Much as I would have loved – would still love; I haven't given up hope – to have been primarily a published novelist, over a writing career spanning ftymumble years my main source of income from the written word seems to have been from journalism. I didn't exactly intend things to turn out that way; it was simply a matter of taking the opportunities that were presented to me, and the first of those was a magazine article, closely followed by reviewing and feature writing for the local newspaper. That lasted a long time (decades, reluctant though I am to admit I'm old enough for that, since inside I'm still in my twenties) and came to an end a couple of years ago when the paper decided it wasn't going to employ freelancers any more.
I didn't stop writing fiction. Of course I didn't; nothing was ever going to stop me asking what if...? and turning the question into stories. Quite a few of them even got published, though never a novel, alas. And I don't think it's an accident that most of the published stories happened after I started on the journalism.
I had no formal training; I kind of picked it up as I went along. It was plain from the outset that the way to gather material a news item (I did a little of that too) or a feature article was to ask questions (yeah, OK, obvious or what?), and that those questions were pretty much the same in every case: who, what, where, when and why.

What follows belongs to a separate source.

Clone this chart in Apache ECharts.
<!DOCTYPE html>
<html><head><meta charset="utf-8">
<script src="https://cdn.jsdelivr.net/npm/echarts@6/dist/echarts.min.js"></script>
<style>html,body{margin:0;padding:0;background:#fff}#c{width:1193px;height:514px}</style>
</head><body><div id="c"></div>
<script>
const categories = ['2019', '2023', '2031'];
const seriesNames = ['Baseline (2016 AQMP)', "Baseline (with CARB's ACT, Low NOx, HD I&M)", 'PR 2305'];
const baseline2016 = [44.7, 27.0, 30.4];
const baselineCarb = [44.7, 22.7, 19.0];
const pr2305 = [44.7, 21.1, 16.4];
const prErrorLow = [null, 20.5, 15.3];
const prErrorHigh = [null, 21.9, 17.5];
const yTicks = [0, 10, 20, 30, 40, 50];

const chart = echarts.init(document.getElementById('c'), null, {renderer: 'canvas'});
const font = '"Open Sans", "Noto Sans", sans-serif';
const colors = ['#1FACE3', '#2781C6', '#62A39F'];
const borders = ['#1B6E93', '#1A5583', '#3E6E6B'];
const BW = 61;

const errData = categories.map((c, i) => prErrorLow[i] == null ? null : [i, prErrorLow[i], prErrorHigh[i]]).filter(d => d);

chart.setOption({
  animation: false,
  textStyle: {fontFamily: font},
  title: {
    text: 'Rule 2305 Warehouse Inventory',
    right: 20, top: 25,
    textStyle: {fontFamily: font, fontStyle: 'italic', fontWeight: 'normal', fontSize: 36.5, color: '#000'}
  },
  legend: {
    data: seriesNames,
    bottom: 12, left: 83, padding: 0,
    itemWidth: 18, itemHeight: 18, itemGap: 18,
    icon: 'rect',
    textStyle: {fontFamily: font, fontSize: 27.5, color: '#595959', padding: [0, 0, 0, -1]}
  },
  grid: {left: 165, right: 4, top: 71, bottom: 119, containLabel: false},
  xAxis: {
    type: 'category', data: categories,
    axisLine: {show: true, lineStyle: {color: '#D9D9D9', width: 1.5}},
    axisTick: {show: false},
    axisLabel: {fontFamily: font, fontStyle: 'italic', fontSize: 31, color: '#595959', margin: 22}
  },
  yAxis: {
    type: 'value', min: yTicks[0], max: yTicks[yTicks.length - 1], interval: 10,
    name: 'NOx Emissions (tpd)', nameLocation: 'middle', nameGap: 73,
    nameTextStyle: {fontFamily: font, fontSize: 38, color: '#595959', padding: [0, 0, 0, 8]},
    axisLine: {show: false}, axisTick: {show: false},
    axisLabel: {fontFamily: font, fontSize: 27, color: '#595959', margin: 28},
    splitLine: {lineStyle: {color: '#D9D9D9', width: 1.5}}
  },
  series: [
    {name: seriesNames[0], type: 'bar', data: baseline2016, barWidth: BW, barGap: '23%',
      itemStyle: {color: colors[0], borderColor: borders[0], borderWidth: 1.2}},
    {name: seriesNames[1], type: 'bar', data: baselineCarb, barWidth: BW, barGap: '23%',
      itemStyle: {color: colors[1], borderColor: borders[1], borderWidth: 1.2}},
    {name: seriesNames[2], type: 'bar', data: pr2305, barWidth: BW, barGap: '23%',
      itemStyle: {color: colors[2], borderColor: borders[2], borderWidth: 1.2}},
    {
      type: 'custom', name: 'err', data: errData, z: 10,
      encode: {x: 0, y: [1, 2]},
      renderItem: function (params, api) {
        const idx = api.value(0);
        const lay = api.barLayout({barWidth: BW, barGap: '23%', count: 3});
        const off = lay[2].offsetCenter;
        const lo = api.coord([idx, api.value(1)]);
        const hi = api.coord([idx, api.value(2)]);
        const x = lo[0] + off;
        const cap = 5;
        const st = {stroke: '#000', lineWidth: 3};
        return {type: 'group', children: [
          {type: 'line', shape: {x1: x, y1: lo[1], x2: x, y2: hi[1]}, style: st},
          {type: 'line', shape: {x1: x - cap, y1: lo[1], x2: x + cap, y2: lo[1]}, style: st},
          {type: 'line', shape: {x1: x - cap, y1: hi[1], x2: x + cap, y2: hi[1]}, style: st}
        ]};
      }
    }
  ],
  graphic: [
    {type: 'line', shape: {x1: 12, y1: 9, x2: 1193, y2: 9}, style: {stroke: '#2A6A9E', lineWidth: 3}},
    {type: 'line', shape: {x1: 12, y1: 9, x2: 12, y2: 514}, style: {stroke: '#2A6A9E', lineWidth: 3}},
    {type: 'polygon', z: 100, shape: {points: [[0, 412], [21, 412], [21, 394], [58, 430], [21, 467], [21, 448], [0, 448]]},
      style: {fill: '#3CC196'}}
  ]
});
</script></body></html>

And whaddya know, when I was invited to teach some courses at a local adult education centre and started to analyse the process of writing in order to have something to teach, I discovered that in order to create a piece of fiction I needed to ask exactly the same questions.

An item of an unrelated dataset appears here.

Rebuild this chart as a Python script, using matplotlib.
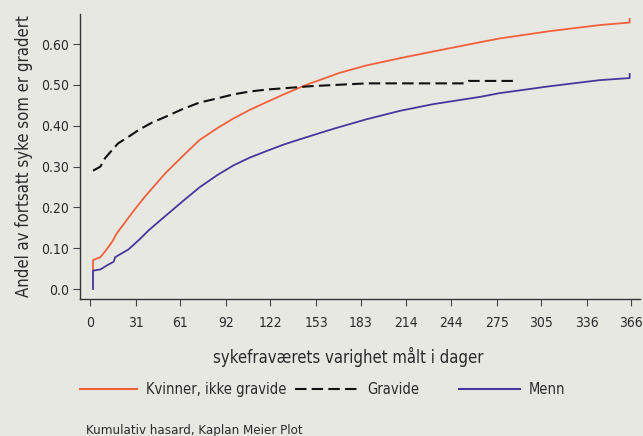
import numpy as np
import matplotlib.pyplot as plt
from matplotlib.lines import Line2D

plt.rcParams['font.family'] = ['DejaVu Sans']
plt.rcParams['font.stretch'] = 'condensed'

# data (days, cumulative share)
kvinner_x = [2, 2, 7, 11, 15, 18, 24, 30, 37, 44, 51, 63, 74, 86, 97, 108, 120, 131, 142,
             149, 156, 169, 187, 210, 232, 264, 277, 311, 345, 365, 365]
kvinner_y = [0.047, 0.071, 0.078, 0.096, 0.116, 0.136, 0.165, 0.194, 0.226, 0.255, 0.284,
             0.327, 0.365, 0.394, 0.418, 0.439, 0.459, 0.477, 0.494, 0.504, 0.513, 0.530,
             0.548, 0.566, 0.582, 0.605, 0.614, 0.632, 0.647, 0.653, 0.662]

gravide_x = [2, 7, 10, 15, 19, 26, 33, 42, 51, 62, 74, 86, 97, 108, 120, 131, 142, 149, 165,
             187, 253, 256, 286]
gravide_y = [0.29, 0.30, 0.32, 0.341, 0.357, 0.373, 0.39, 0.408, 0.422, 0.440, 0.457, 0.467,
             0.477, 0.484, 0.489, 0.492, 0.495, 0.497, 0.500, 0.504, 0.504, 0.51, 0.51]

menn_x = [2, 2, 7, 12, 16, 17, 26, 33, 40, 50, 63, 74, 86, 97, 108, 120, 131, 142, 149, 165,
          187, 210, 232, 264, 277, 311, 345, 365, 365]
menn_y = [0.0, 0.045, 0.048, 0.059, 0.067, 0.078, 0.097, 0.12, 0.145, 0.176, 0.216, 0.249,
          0.279, 0.303, 0.322, 0.339, 0.354, 0.367, 0.375, 0.393, 0.416, 0.437, 0.453, 0.471,
          0.48, 0.497, 0.512, 0.517, 0.527]

xticks = [0, 31, 61, 92, 122, 153, 183, 214, 244, 275, 305, 336, 366]
yticks = [0.0, 0.1, 0.2, 0.3, 0.4, 0.5, 0.6]
ytick_labels = ['0.0', '0.10', '0.20', '0.30', '0.40', '0.50', '0.60']

bg = '#e8e8e3'
orange = '#f2603c'
blue = '#47379c'
txt = '#2b2b2b'

fig = plt.figure(figsize=(6.43, 4.36), dpi=100, facecolor=bg)
W, H = 643, 436
ax = fig.add_axes([80 / W, (H - 299) / H, (640 - 80) / W, (299 - 14) / H])
ax.set_facecolor(bg)

ax.plot(kvinner_x, kvinner_y, color=orange, lw=1.3)
ax.plot(gravide_x, gravide_y, color='#111111', lw=1.5, dashes=(5.5, 2.5))
ax.plot(menn_x, menn_y, color=blue, lw=1.3)

ax.set_xlim(-6.8, 372)
ax.set_ylim(-0.0245, 0.674)
ax.set_xticks(xticks)
ax.set_xticklabels([str(t) for t in xticks])
ax.set_yticks(yticks)
ax.set_yticklabels(ytick_labels)
for s in ['top', 'right']:
    ax.spines[s].set_visible(False)
for s in ['left', 'bottom']:
    ax.spines[s].set_color('#333333')
    ax.spines[s].set_linewidth(1.0)
ax.tick_params(axis='x', length=5, pad=7, labelsize=10, colors='#444444', labelcolor=txt)
ax.tick_params(axis='y', length=5, pad=3, labelsize=10, colors='#444444', labelcolor=txt)

ax.set_ylabel('Andel av fortsatt syke som er gradert', fontsize=12, color=txt, labelpad=6)
fig.text(348 / W, 1 - 357 / H, 'sykefraværets varighet målt i dager', fontsize=12,
         color=txt, ha='center', va='center')

# legend row
ly = 1 - 389 / H
fig.add_artist(Line2D([80 / W, 137 / W], [ly, ly], color=orange, lw=1.5))
fig.text(146 / W, ly, 'Kvinner, ikke gravide', fontsize=10.5, color=txt, va='center')
fig.add_artist(Line2D([295 / W, 358 / W], [ly, ly], color='#111111', lw=1.5, dashes=(5.5, 2.5)))
fig.text(367 / W, ly, 'Gravide', fontsize=10.5, color=txt, va='center')
fig.add_artist(Line2D([459 / W, 520 / W], [ly, ly], color=blue, lw=1.5))
fig.text(529 / W, ly, 'Menn', fontsize=10.5, color=txt, va='center')

fig.text(86 / W, 1 - 430 / H, 'Kumulativ hasard, Kaplan Meier Plot', fontsize=9.5,
         color=txt, va='center')

plt.savefig('out.png', dpi=100, facecolor=bg)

OK, I know, I know; that's pretty obvious too, when you sit down and think about it. But I didn't think about it. Until then I'd been a seat-of-the-pants writer, and it seemed to be working, so I didn't ask any questions at all; I just did it.
I rapidly arrived at the conclusion that learning the craft of writing – which I never really did, until I started trying to teach it to other people – was a little like learning to drive a car. Which, coincidentally but not irrelevantly, I had done only a few years before I started to teach those courses. When you begin, you think very carefully about what to do with your hands and feet, when to press, push, turn, slow down, speed up, and, probably most important of all, stop. And after a while you stop thinking about it, at least on a conscious level; it becomes second nature, and you find you're just doing it.
I went through that process and sequence of events when I began to drive, but somehow it had passed me by when I began to write, and I arrived at the 'just did it' part without thinking about how I got there. These days, though, I think about it a little more; I review other people's books, and actively look for the who, where, what, when and why. And that has led me to another conclusion: it's all a matter of balance. When and where are common factors, and carry much the same weight in every book. Some books focus on the who; the entire narrative is devoted to working out who did the crime. In others, it's plain from the start, and the focus is on the why. Then there's the what. I finished Lee Child's Night School not long ago, and a big question from the start was what is going on here? It didn't become obvious until very close to the end, and even after it did, another what raised its head: what was Reacher going to do about it? How was he going to save the world this time?
If I wanted to wax philosophical, I could begin to muse about the way those five little words lie at the root of pretty much everything. But I'm not a philosopher; I leave that to my daughter who is much better at it than I am and has letters after her name to prove it. Me, I'm a writer. But the questions are still the same.